After the US SEC (Securities and Exchanges Commission) announced that it’s starting an investigation, the stock value of Longfin (fintech firm) has dropped below 30%.
According to a report, on 2nd April, Longfin divulged the investigation in a public 10-K filing to the Securities and Exchanges Commission. Longfin is among the NASDAQ-listed fintech companies and its market cap shot-up above 1,000 percent in last December, within only 2-days.
Investigation By SEC
On 5th March, Longfin was informed by the Division of Enforcement of SEC that they will be investigating transactions in the company’s shares and also demanded the documents related to its IPO and acquisition of Ziddu.com. Ziddu.com is a firm that focuses on smart contracts and micro-lending via blockchain technology.

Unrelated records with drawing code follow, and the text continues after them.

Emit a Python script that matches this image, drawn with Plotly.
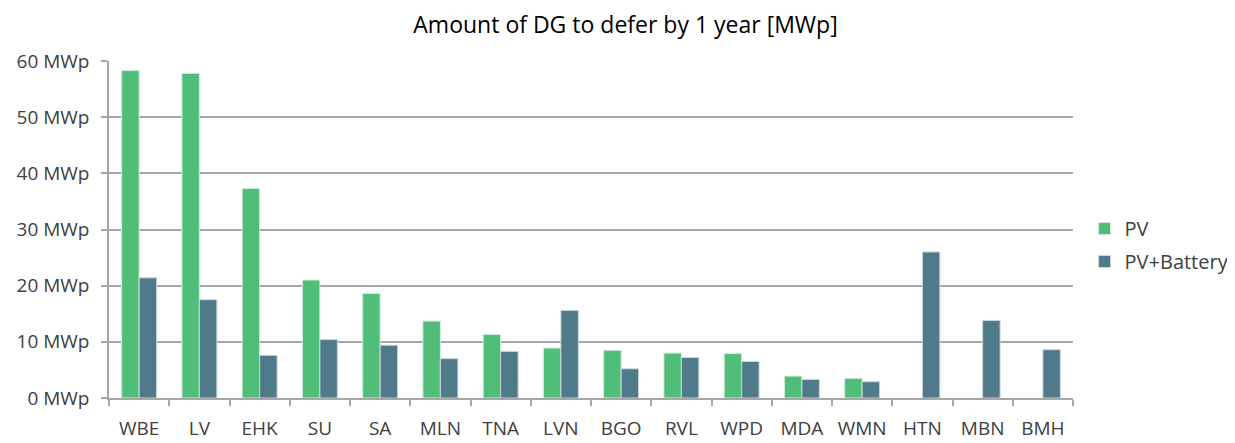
import plotly.graph_objects as go

# categories and values (MWp)
feeders = ['WBE', 'LV', 'EHK', 'SU', 'SA', 'MLN', 'TNA', 'LVN',
           'BGO', 'RVL', 'WPD', 'MDA', 'WMN', 'HTN', 'MBN', 'BMH']
pv = [58.3, 57.8, 37.3, 21.0, 18.6, 13.7, 11.3, 8.9,
      8.5, 8.0, 7.9, 3.9, 3.5, None, None, None]
pv_battery = [21.4, 17.5, 7.6, 10.4, 9.4, 7.0, 8.3, 15.6,
              5.2, 7.2, 6.5, 3.3, 2.9, 26.0, 13.8, 8.6]
y_ticks = [0, 10, 20, 30, 40, 50, 60]
y_labels = [f'{v} MWp' for v in y_ticks]

FONT = 'Open Sans, Liberation Sans, sans-serif'
GRID = '#a6a6a6'
TXT = '#404040'

fig = go.Figure()
fig.add_trace(go.Bar(x=feeders, y=pv, name='PV', legendgroup='pv',
                     marker=dict(color='#50be78', line=dict(color='#cfeedd', width=1))))
fig.add_trace(go.Bar(x=feeders, y=pv_battery, name='PV+Battery', legendgroup='pvb',
                     marker=dict(color='#4f7a8a', line=dict(color='#c9d6dc', width=1))))

# page body has an 8px margin, so margins are offset by that
fig.update_layout(
    width=1235, height=443,
    barmode='group', bargap=0.42, bargroupgap=0,
    plot_bgcolor='white', paper_bgcolor='white',
    font=dict(family=FONT, size=19, color=TXT),
    title=dict(text='Amount of DG to defer by 1 year [MWp]', x=0.5, xanchor='center',
               y=0.962, yanchor='middle', font=dict(family=FONT, size=23, color='black')),
    margin=dict(l=101, r=170, t=53, b=53, autoexpand=False),
    legend=dict(x=1.012, xanchor='left', y=0.454, yanchor='middle',
                font=dict(size=20, color=TXT), itemwidth=30,
                tracegroupgap=4),
    showlegend=True,
)
fig.update_xaxes(showline=True, linecolor=GRID, linewidth=1.5, ticks='outside',
                 tickson='boundaries', ticklen=6, tickcolor=GRID, tickwidth=1.5,
                 ticklabelstandoff=12,
                 showgrid=False, automargin=False, tickfont=dict(size=19, color=TXT))
fig.update_yaxes(range=[0, 60], tickmode='array', tickvals=y_ticks, ticktext=y_labels,
                 showline=True, linecolor=GRID, linewidth=1.5, ticks='outside',
                 ticklen=6, tickcolor=GRID, tickwidth=1.5, automargin=False,
                 ticklabelstandoff=8,
                 showgrid=True, gridcolor=GRID, gridwidth=1.5, zeroline=False,
                 tickfont=dict(size=19, color=TXT))

fig.write_html('out.html')
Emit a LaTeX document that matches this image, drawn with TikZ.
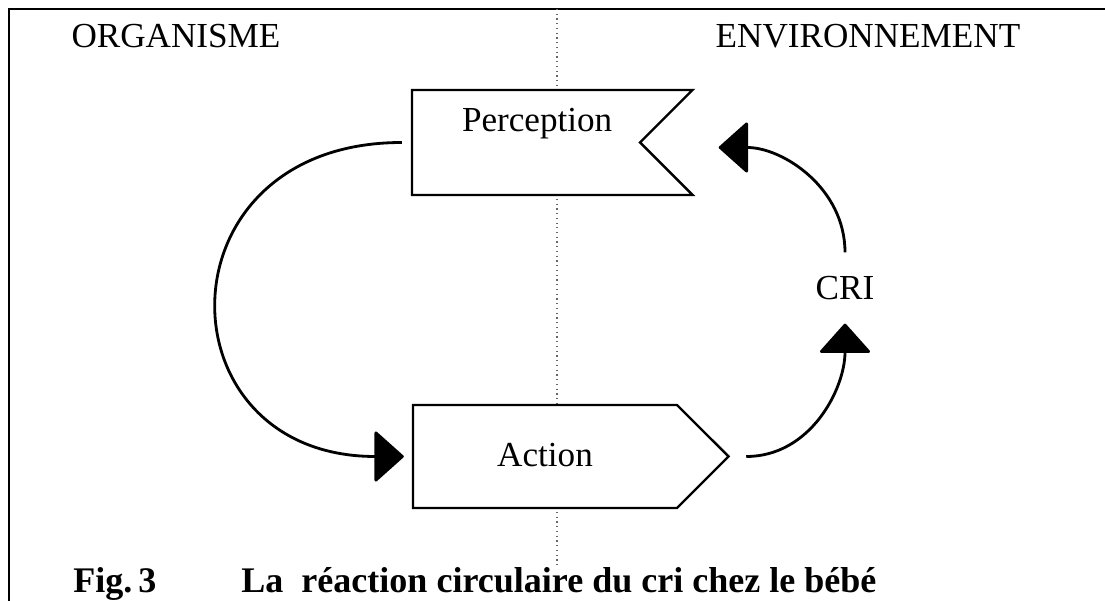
\documentclass[tikz,border=0pt]{standalone}
\usepackage{fontspec}
\setmainfont{Liberation Serif}
\usetikzlibrary{shapes.symbols,arrows.meta}

\begin{document}
\begin{tikzpicture}[
    font=\fontsize{20}{24}\selectfont,
    box/.style={draw, signal, fill=white, line width=1.4pt, inner sep=0pt, signal pointer angle=90},
    boucle/.style={line width=1.6pt, -{Triangle[length=0.6cm,width=1.06cm,round]}}
  ]
  \useasboundingbox (0, 0) rectangle (22.1, -12.02);
  \draw[line width=1.2pt] (0.18, -12.02) -- (0.18, -0.18) -- (22.1, -0.18);
  \draw[black!60, dotted, line width=0.7pt] (11.14, -0.18) -- (11.14, -11.3);

  \node (org) at (3.52, -0.73) {ORGANISME};
  \node (env) at (17.36, -0.73) {ENVIRONNEMENT};

  \node[box, signal to=nowhere, signal from=east, text width=4.56cm, align=left, text height=0.84cm, text depth=1.26cm]
    (perc) at (10.52, -2.85) {\hspace*{1cm}Perception};
  \node[box, signal to=east, text width=5.28cm, align=center, text height=1.24cm, text depth=0.82cm]
    (act) at (10.9, -9.13) {Action};
  \node[inner sep=0.47cm] (cri) at (16.9, -5.76) {CRI};

  \draw[boucle] ([xshift=-0.18cm]perc.west) to[out=180, in=180, looseness=2] ([xshift=-0.16cm]act.west);
  \draw[boucle] (cri.north) to[out=90, in=0] ([xshift=1.54cm, yshift=-0.1cm]perc.east);
  \draw[boucle] ([xshift=0.32cm]act.east) to[out=0, in=-90] (cri.south);

  \node[anchor=base west, inner sep=0pt, font=\fontsize{20.5}{24}\selectfont\bfseries] (legende) at (1.46, -11.86)
    {Fig.\,3\hspace*{1.7cm}La\ \ réaction circulaire du cri chez le bébé};
\end{tikzpicture}
\end{document}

In the 10-K filing, Longfin showed that its aim is to cooperate with the SEC investigations. The document says:
“We are in the process of responding to this document request and will cooperate with the SEC in connection with its investigation. While the SEC is trying to determine whether there have been any violations of the federal securities laws, the investigation does not mean that the SEC has concluded that anyone has violated the law.”
What does Venkat Meenavalli have to say about it?
CEO of Longfin, Venkat Meenavalli also acknowledged this gigantic spike in stock value last December, as he stated:
“This market cap is not justified. I valued my IPO pricing at $5.” He also added:
“We are a profitable company… We have nothing to do with this euphoric mania.”
The stock value plunged really quick after an adverse tweet was posted by a well-known short-seller, Andrew Left’s Citron Research and news that the FTSE Russell was considering to eradicate Longfin from its benchmark Russell indexes due to inadequate free-floating shares.
As for the negative view of Citron, Meenavalli said:
“We are going to take legal action after we file the 10-K” and added, “The company is a profitable company, making revenue.”
Also, at the beginning of this year, the SEC reported that it’s going to start an investigation on companies that are using public enthusiasm and blockchain technology to deploy their stock prices.